# Some pics of my fish



## JuN_SpeK (Oct 6, 2005)

well here is an update of my fishes.I havent been updating for awhile since i lost 3 motoros, 3 orbignyi and a humerosa ray







.

well here they are sorry for all the the quality i was trying different settings on my new cam.














































...


----------



## QWERTY1830 (Jul 26, 2006)

Nice arowana looks beautiful...


----------



## AKSkirmish (Jun 24, 2005)

Quality collection of course Jun-

What kind is that pleco of your's sir?

Send me that aro-


----------



## JuN_SpeK (Oct 6, 2005)

fish sizes are:

RTG 9-10 inch
silver aro 9-10 inch
mono pbass 9-10 inch
temensis 11-12 inch
rio tapajos pbass 5-6 inch
angelfish 3-4 inch
albino pleco 4-5 inch
common pleco 12 inch
albino bichir is 5-6 inch 2 of em
african arowana is 8-9 inches

also in the tank is 2 bushynose plecos, mango pleco, 4-5 inch mono, also sold the green aro because he was getting to mean.

thanks ak I bought it as an albino pleco. im trying to get into plecos since all my rays died







. thanks for the comment bro.


----------



## AKSkirmish (Jun 24, 2005)

Ne time Jun-

Whats the chance of you getting a close up shot of him for me sometime-No hurry on that one either!!!-

You have one hell of a collection started already-I have been tryin to get one of them mango's for a decent price-But thats not happening for me n ehow!!!


----------



## JuN_SpeK (Oct 6, 2005)

i will get a pics when my sister leaves the camera. you know how girls are with cameras lol.. which pleco do you want up close? te albino one pictured? also i bought my mango for $10 it was $20 but the owner of my lfs is best friends with my aunt.


----------



## inspectahdeck34 (Dec 31, 2006)

great looking fish and great looking tanks man keep up the good work


----------



## AKSkirmish (Jun 24, 2005)

JUN_SPEK said:


> i will get a pics when my sister leaves the camera. you know how girls are with cameras lol.. which pleco do you want up close? te albino one pictured? also i bought my mango for $10 it was $20 but the owner of my lfs is best friends with my aunt.

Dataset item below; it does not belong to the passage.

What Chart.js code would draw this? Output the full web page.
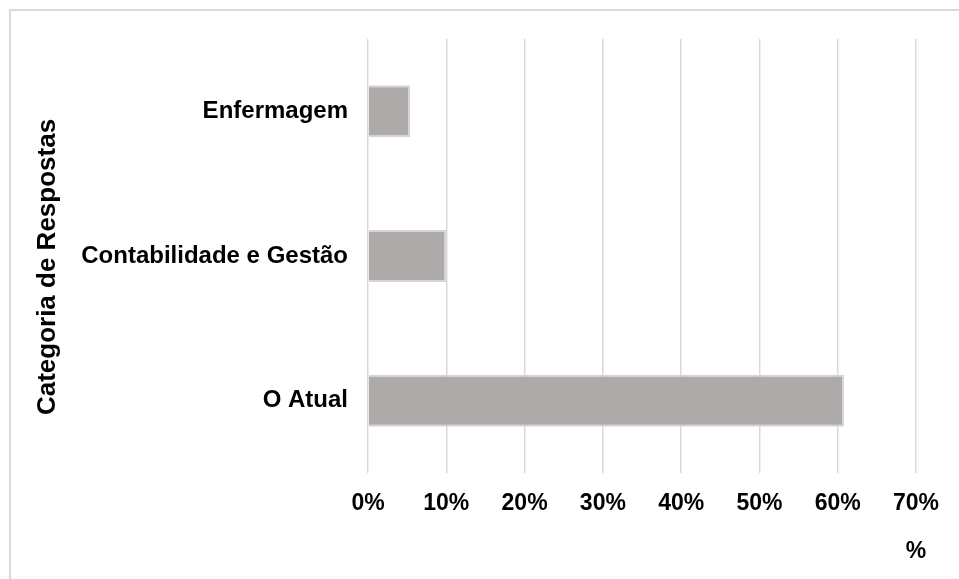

damn you and your deals sir :rasp: That mango would cost me upward of $90-Yeah I would prefer the albino-But if you can get a snap of that mango-i would greatly appreciate it man-Oh yeah good luck on that cam


----------



## snakehead rock (Mar 26, 2006)

nice man i luv the over head shot of the nice ass aro.


----------



## AKSkirmish (Jun 24, 2005)

Matty125 said:


> nice man i luv the over head shot of the nice ass aro.


Yeah I got one as well-And boy oh boy let me tell ya that is certainly not an easy task to accomplish


----------



## JuN_SpeK (Oct 6, 2005)

thanks for the comments inspectahdeck24 and matty125 . i will try and get that pics of the albino tomorrow ak if not i will get it by friday. im hoping to score another aro for the collection a liechardti just waiting for my friend to get bored of his lol.


----------



## SLANTED (Dec 7, 2003)

Love the RTG. If I only wasn't in the states. . .

That temensis is looking great.


----------



## JuN_SpeK (Oct 6, 2005)

thanks slanted. I know it does suck being in the states, cant own a god damn fish or grow a god damn plant..


----------



## Z♠NGT♥KER (Dec 27, 2005)

some nice tank's you have ....and fish ...loven that RTG


----------



## mike123 (Jul 17, 2006)

Thats an amazing collection


----------



## JuN_SpeK (Oct 6, 2005)

thanks mike. almost complete i just need one leichardti,black aro.


----------



## scent troll (Apr 4, 2005)

absolutely amazing tank! nice collection!


----------



## AKSkirmish (Jun 24, 2005)

N e luck with them pics sir-Just figured I would give it a shot :rasp:


----------



## Hottie (Oct 31, 2003)

I like the peacock bass. Sorry about the rays.


----------



## Humper (Aug 7, 2006)

Those are some great looking fish...nice work


----------



## JuN_SpeK (Oct 6, 2005)

ak ill try and get those pics. thanks occelatus









hottie yeah those rays were my babys i miss them.

thanks humper


----------



## Judazzz (Jan 13, 2003)

Awesome collection, mate!









Especially that African Arowana: don't see them that often!


----------



## JuN_SpeK (Oct 6, 2005)

thanks judazz for the comments









. well here are some new pics. sorry ak i couldnt get pics of the mango yet, only the albino and the bushynose.


----------



## AKSkirmish (Jun 24, 2005)

That sir-is one badass pleco-I have always been a fan of albino's and busynoses-But damn I just really haven't seen ne thing like your albino-Greatly appreciate you getting them pics for me sir-


----------